§ Your objective: Below are some records. Retype exactly the lines from the one containing "What seaborn and" through the one containing "plt.rcParams['font.family'] = ['Lato', 'DejaVu", both included, skipping every picture.
───── Input rows
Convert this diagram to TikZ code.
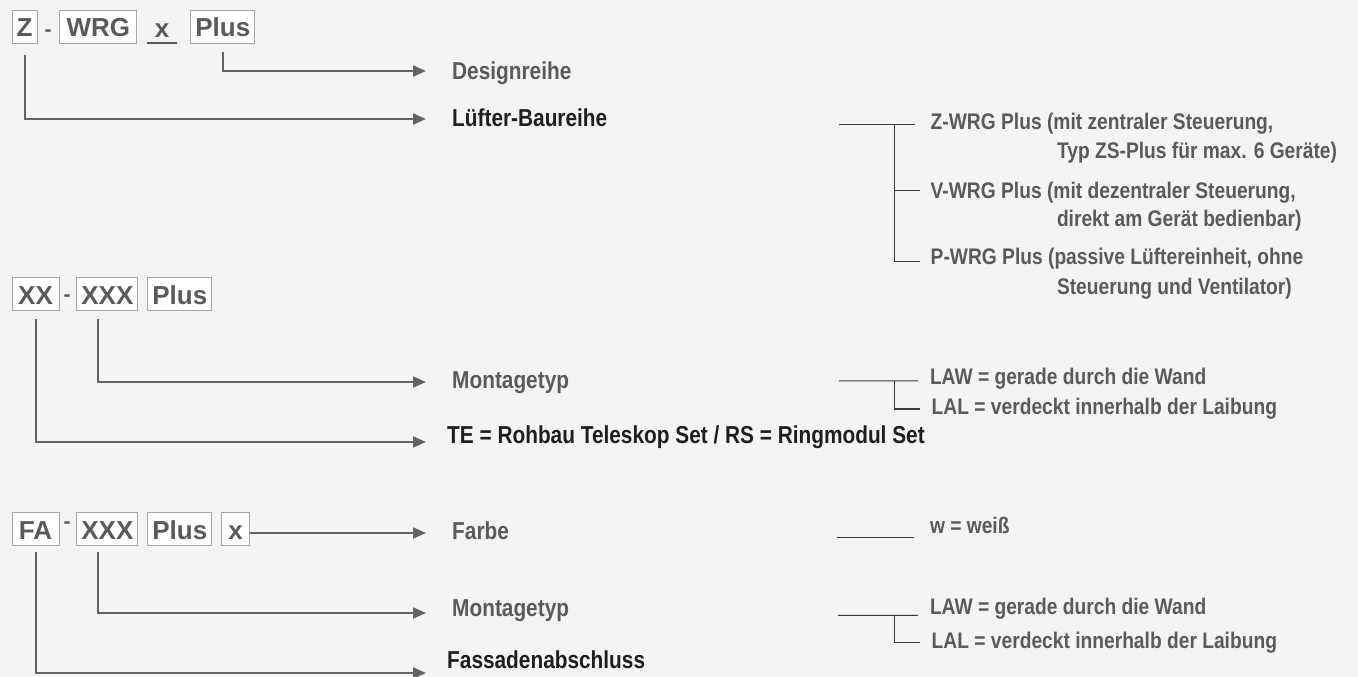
\documentclass[tikz,border=0pt]{standalone}
\usepackage{fontspec}
\setmainfont{Liberation Sans}
\newfontfamily\narrowfont{Liberation Sans}[FakeStretch=0.85]
\usetikzlibrary{positioning, arrows.meta}
\definecolor{paper}{HTML}{F4F4F4}
\definecolor{inkgray}{HTML}{5A5A5A}
\definecolor{inkdark}{HTML}{1E1E1E}
\definecolor{arrowgray}{HTML}{646464}
\definecolor{framegray}{HTML}{A6A6A6}
\definecolor{linedark}{HTML}{3A3A3A}

\begin{document}
\begin{tikzpicture}[x=1pt, y=-1pt, node distance=9pt,
  codebox/.style={draw=framegray, fill=white, line width=0.9pt, text=inkgray, font=\fontsize{26}{26}\selectfont\bfseries, inner sep=0pt, minimum height=33pt, text height=21pt, text depth=0pt},
  dashsign/.style={anchor=base, text=inkgray, font=\fontsize{21}{21}\selectfont\bfseries, inner sep=0pt},
  partname/.style={anchor=west, inner sep=0pt, text=inkgray, font=\narrowfont\fontsize{24.5}{24.5}\selectfont\bfseries, text height=17.5pt, text depth=0pt},
  choice/.style={anchor=west, inner sep=0pt, text=inkgray, font=\narrowfont\fontsize{22.6}{22.6}\selectfont\bfseries, text height=16.4pt, text depth=0pt},
  pointer/.style={draw=arrowgray, line width=2pt, -{Triangle[length=13pt, width=11pt]}},
  bracket/.style={draw=linedark, line width=1.1pt}]

\fill[paper] (0,0) rectangle (1358,677);
\useasboundingbox (0,0) rectangle (1358,677);

\node[codebox, minimum width=25pt] (z1) at (24.5,26.5) {Z};
\node[codebox, minimum width=77pt, right=22pt of z1] (wrg1) {WRG};
\node[dashsign] (dash1) at (48,36.5) {-};
\node[dashsign, font=\fontsize{26}{26}\selectfont\bfseries, minimum width=30pt] (x1) at (162,38) {x};
\node[codebox, minimum width=64pt, right=53pt of wrg1] (plus1) {Plus};
\draw[draw=inkgray, line width=1.2pt] ([yshift=-5pt]x1.base west) -- ([yshift=-5pt]x1.base east);

\node[codebox, minimum width=47pt] (xx2) at (35.5,293.5) {XX};
\node[codebox, minimum width=61pt, right=17pt of xx2] (xxx2) {XXX};
\node[codebox, minimum width=64pt, right=9pt of xxx2] (plus2) {Plus};
\node[dashsign] (dash2) at (67,301) {-};

\node[codebox, minimum width=47pt] (fa3) at (35.5,528.5) {FA};
\node[codebox, minimum width=61pt, right=17pt of fa3] (xxx3) {XXX};
\node[codebox, minimum width=64pt, right=9pt of xxx3] (plus3) {Plus};
\node[codebox, minimum width=28pt, right=9pt of plus3] (xs3) {x};
\node[dashsign] (dash3) at (67,528) {-};

\node[partname] (design) at (452,70.5) {Designreihe};
\node[partname, text=inkdark] (luefter) at (452,117.5) {Lüfter-Baureihe};
\node[partname] (mont2) at (452,380) {Montagetyp};
\node[partname, text=inkdark] (tese) at (447,434.5) {TE = Rohbau Teleskop Set / RS = Ringmodul Set};
\node[partname] (farbe) at (452,531) {Farbe};
\node[partname] (mont3) at (452,607.5) {Montagetyp};
\node[partname, text=inkdark] (fassade) at (447,659.5) {Fassadenabschluss};

\draw[pointer] ([yshift=-9pt]plus1.south) |- ([shift={(-26pt,-0.5pt)}]design.west);
\draw[pointer] ([yshift=-12pt]z1.south) |- ([shift={(-26pt,-1.5pt)}]luefter.west);
\draw[pointer] ([shift={(-9.5pt,-9pt)}]xxx2.south) |- ([shift={(-26pt,-2pt)}]mont2.west);
\draw[pointer] ([yshift=-9pt]xx2.south) |- ([shift={(-21pt,-7.5pt)}]tese.west);
\draw[pointer] ([yshift=-4.5pt]xs3.east) -- ([shift={(-26pt,-2pt)}]farbe.west);
\draw[pointer] ([shift={(-9.5pt,-7pt)}]xxx3.south) |- ([shift={(-26pt,-5.5pt)}]mont3.west);
\draw[pointer] ([yshift=-7pt]fa3.south) |- ([shift={(-21pt,-13.5pt)}]fassade.west);

\node[choice] (zwrg) at (930.5,121.4) {Z-WRG Plus (mit zentraler Steuerung,};
\node[choice] (zwrgb) at (1056.8,150.6) {Typ ZS-Plus für max. 6 Geräte)};
\node[choice] (vwrg) at (930.5,190.1) {V-WRG Plus (mit dezentraler Steuerung,};
\node[choice] (vwrgb) at (1056.8,218.7) {direkt am Gerät bedienbar)};
\node[choice] (pwrg) at (930.5,256.3) {P-WRG Plus (passive Lüftereinheit, ohne};
\node[choice] (pwrgb) at (1056.8,286.2) {Steuerung und Ventilator)};
\coordinate (g1) at (839,124.7);
\draw[bracket] (g1) -- ([shift={(-16pt,-3.3pt)}]zwrg.west);
\draw[bracket] ([shift={(-35.7pt,-3.3pt)}]zwrg.west) |- ([shift={(-11pt,-5pt)}]pwrg.west);
\draw[bracket] ([shift={(-35.7pt,-0.8pt)}]vwrg.west) -- ([shift={(-11pt,-0.8pt)}]vwrg.west);

\node[choice] (law2) at (929.8,376.6) {LAW = gerade durch die Wand};
\node[choice] (lal2) at (931.5,405.8) {LAL = verdeckt innerhalb der Laibung};
\coordinate (g2) at (839,380.9);
\draw[bracket] (g2) -- ([shift={(-12pt,-4.3pt)}]law2.west);
\draw[bracket] ([shift={(-35pt,-4.3pt)}]law2.west) |- ([shift={(-12pt,-3.2pt)}]lal2.west);

\node[choice] (weiss) at (929.8,525.5) {w = weiß};
\coordinate (g3) at (836.5,537.2);
\draw[bracket] (g3) -- ([shift={(-15.4pt,-11.7pt)}]weiss.west);

\node[choice] (law3) at (929.8,605.8) {LAW = gerade durch die Wand};
\node[choice] (lal3) at (931.5,640.1) {LAL = verdeckt innerhalb der Laibung};
\coordinate (g4) at (838,615.4);
\draw[bracket] (g4) -- ([shift={(-12pt,-9.6pt)}]law3.west);
\draw[bracket] ([shift={(-35pt,-9.6pt)}]law3.west) |- ([shift={(-12pt,-2.8pt)}]lal3.west);
\end{tikzpicture}
\end{document}
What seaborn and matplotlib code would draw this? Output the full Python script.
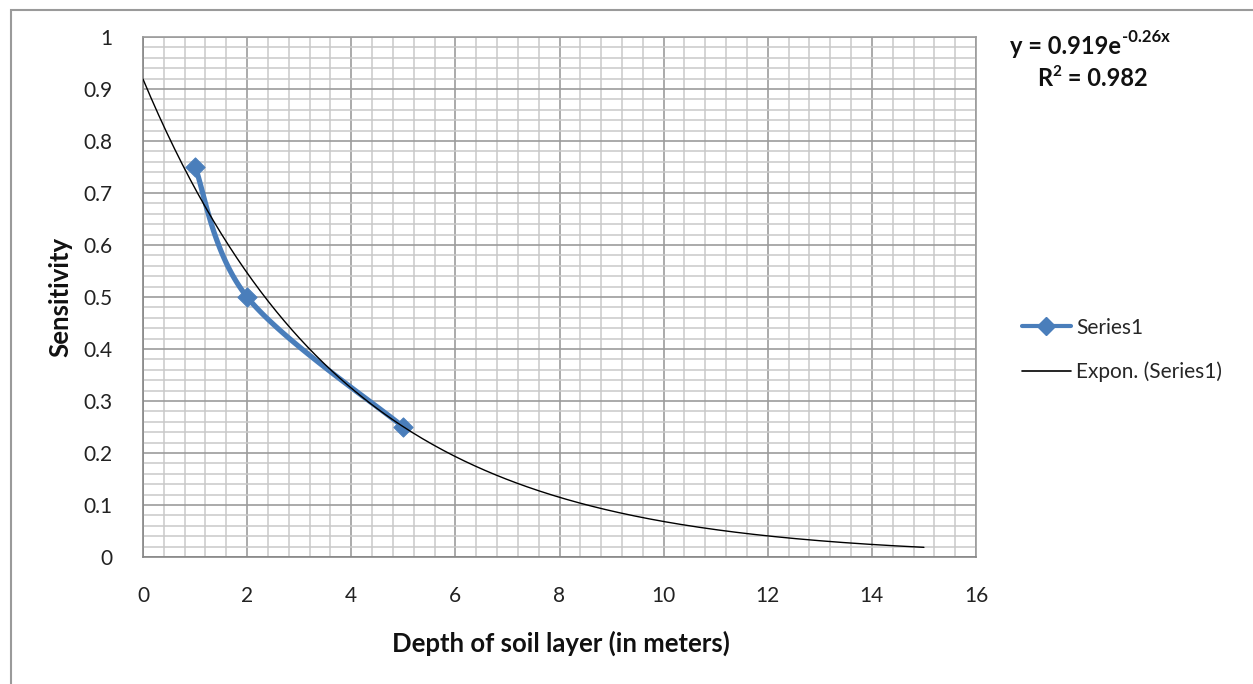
import numpy as np
import pandas as pd
import seaborn as sns
import matplotlib
matplotlib.use("Agg")
import matplotlib.pyplot as plt
from matplotlib.patches import Rectangle
from matplotlib.lines import Line2D

# ---- data ----
depth = [1, 2, 5]
sensitivity = [0.75, 0.5, 0.25]
trend_a = 0.919
trend_b = -0.26
trend_range = [0, 15]
x_ticks = [0, 2, 4, 6, 8, 10, 12, 14, 16]
y_ticks = [0, 0.1, 0.2, 0.3, 0.4, 0.5, 0.6, 0.7, 0.8, 0.9, 1]
y_tick_labels = ["0", "0.1", "0.2", "0.3", "0.4", "0.5", "0.6", "0.7", "0.8", "0.9", "1"]
x_label = "Depth of soil layer (in meters)"
y_label = "Sensitivity"
series_name = "Series1"
trend_name = "Expon. (Series1)"
eq_main = "y = 0.919e"
eq_exp = "-0.26x"
r2_main = "R"
r2_sup = "2"
r2_rest = " = 0.982"

sns.set_theme(style="white")
plt.rcParams['font.family'] = ['Lato', 'DejaVu Sans']

W, H = 1253, 684
fig = plt.figure(figsize=(W / 100, H / 100), dpi=100)
ax = fig.add_axes([143 / W, 1 - 557 / H, (976 - 143) / W, (557 - 37) / H])

# outer chart border
fig.patches.append(Rectangle((10.5 / W, -0.1), 1.2, 1 - 10.5 / H + 0.1,
                             transform=fig.transFigure, fill=False,
                             edgecolor="#9a9a9a", linewidth=1.5))

# smooth series line (Excel-style bezier smoothing in pixel space)
sx, sy = 52.0, 520.0
P = np.column_stack([np.array(depth) * sx, np.array(sensitivity) * sy])
pts = []
n = len(P)
for i in range(n - 1):
    p0 = P[i - 1] if i > 0 else P[i]
    p1 = P[i]
    p2 = P[i + 1]
    p3 = P[i + 2] if i + 2 < n else P[i + 1]
    c1 = p1 + (p2 - p0) / 6.0
    c2 = p2 - (p3 - p1) / 6.0
    t = np.linspace(0, 1, 60)[:, None]
    seg = ((1 - t) ** 3) * p1 + 3 * ((1 - t) ** 2) * t * c1 + 3 * (1 - t) * t ** 2 * c2 + t ** 3 * p2
    pts.append(seg if i == 0 else seg[1:])
pts = np.vstack(pts)
smooth_df = pd.DataFrame({"x": pts[:, 0] / sx, "y": pts[:, 1] / sy})

tx = np.linspace(trend_range[0], trend_range[1], 300)
trend_df = pd.DataFrame({"x": tx, "y": trend_a * np.exp(trend_b * tx)})

blue = "#4a7ebb"
sns.lineplot(data=smooth_df, x="x", y="y", ax=ax, color=blue, linewidth=3.8,
             sort=False, estimator=None, zorder=3)
sns.scatterplot(x=depth, y=sensitivity, ax=ax, marker="D", s=95, color=blue,
                edgecolor=blue, zorder=4)
sns.lineplot(data=trend_df, x="x", y="y", ax=ax, color="black", linewidth=1.0,
             estimator=None, zorder=5)

ax.set_xlim(0, 16)
ax.set_ylim(0, 1)
ax.set_xticks(x_ticks)
ax.set_xticklabels([str(v) for v in x_ticks])
ax.set_yticks(y_ticks)
ax.set_yticklabels(y_tick_labels)
ax.set_xticks(np.arange(0, 16.01, 0.4), minor=True)
ax.set_yticks(np.arange(0, 1.001, 0.02), minor=True)
ax.grid(which="minor", color="#c9c9c9", linewidth=1.1, zorder=0)
ax.grid(which="major", color="#9c9c9c", linewidth=1.2, zorder=0)
ax.set_axisbelow(True)

for side in ["top", "right"]:
    ax.spines[side].set_color("#9c9c9c")
    ax.spines[side].set_linewidth(1.2)
for side in ["left", "bottom"]:
    ax.spines[side].set_color("#868686")
    ax.spines[side].set_linewidth(1.2)

ax.tick_params(axis="both", which="major", direction="out", length=6, width=1.0,
               color="#868686", labelsize=15, labelcolor="#222222")
ax.tick_params(axis="y", pad=16)
ax.tick_params(axis="x", pad=15)
ax.tick_params(axis="both", which="minor", length=0)

ax.set_xlabel(x_label, fontsize=18.5, fontweight="bold", color="#111111")
ax.set_ylabel(y_label, fontsize=18.5, fontweight="bold", color="#111111")
ax.xaxis.set_label_coords((561 - 143) / (976 - 143), -(643 - 557) / (557 - 37))
ax.yaxis.set_label_coords(-(143 - 60) / (976 - 143), (557 - 297) / (557 - 37))
ax.xaxis.label.set_va("center")
ax.yaxis.label.set_va("center")

# equation annotation
fs_eq = 17
t1 = fig.text(1010 / W, 1 - 46 / H, eq_main, fontsize=fs_eq, fontweight="bold",
              ha="left", va="center", color="#111111")
fig.canvas.draw()
r = fig.canvas.get_renderer()
bb = t1.get_window_extent(r)
fig.text((bb.x1 + 1) / W, 1 - 37 / H, eq_exp, fontsize=12, fontweight="bold",
         ha="left", va="center", color="#111111")
t2 = fig.text(1037 / W, 1 - 79 / H, r2_main, fontsize=fs_eq, fontweight="bold",
              ha="left", va="center", color="#111111")
bb2 = t2.get_window_extent(r)
t3 = fig.text((bb2.x1 + 0.5) / W, 1 - 72 / H, r2_sup, fontsize=11, fontweight="bold",
              ha="left", va="center", color="#111111")
bb3 = t3.get_window_extent(r)
fig.text(bb3.x1 / W, 1 - 79 / H, r2_rest, fontsize=fs_eq, fontweight="bold",
         ha="left", va="center", color="#111111")

handles = [Line2D([], [], color=blue, linewidth=3.0, marker="D", markersize=9),
           Line2D([], [], color="black", linewidth=1.2)]
fig.legend(handles, [series_name, trend_name], loc="center left",
           bbox_to_anchor=(1022 / W, 1 - 350 / H), frameon=False, fontsize=15,
           handlelength=2.35, handletextpad=0.25, labelspacing=1.15, borderaxespad=0,
           borderpad=0)

fig.savefig("out.png", dpi=100)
──────────
§ Finished task:
What seaborn and matplotlib code would draw this? Output the full Python script.
import numpy as np
import pandas as pd
import seaborn as sns
import matplotlib
matplotlib.use("Agg")
import matplotlib.pyplot as plt
from matplotlib.patches import Rectangle
from matplotlib.lines import Line2D

# ---- data ----
depth = [1, 2, 5]
sensitivity = [0.75, 0.5, 0.25]
trend_a = 0.919
trend_b = -0.26
trend_range = [0, 15]
x_ticks = [0, 2, 4, 6, 8, 10, 12, 14, 16]
y_ticks = [0, 0.1, 0.2, 0.3, 0.4, 0.5, 0.6, 0.7, 0.8, 0.9, 1]
y_tick_labels = ["0", "0.1", "0.2", "0.3", "0.4", "0.5", "0.6", "0.7", "0.8", "0.9", "1"]
x_label = "Depth of soil layer (in meters)"
y_label = "Sensitivity"
series_name = "Series1"
trend_name = "Expon. (Series1)"
eq_main = "y = 0.919e"
eq_exp = "-0.26x"
r2_main = "R"
r2_sup = "2"
r2_rest = " = 0.982"

sns.set_theme(style="white")
plt.rcParams['font.family'] = ['Lato', 'DejaVu Sans']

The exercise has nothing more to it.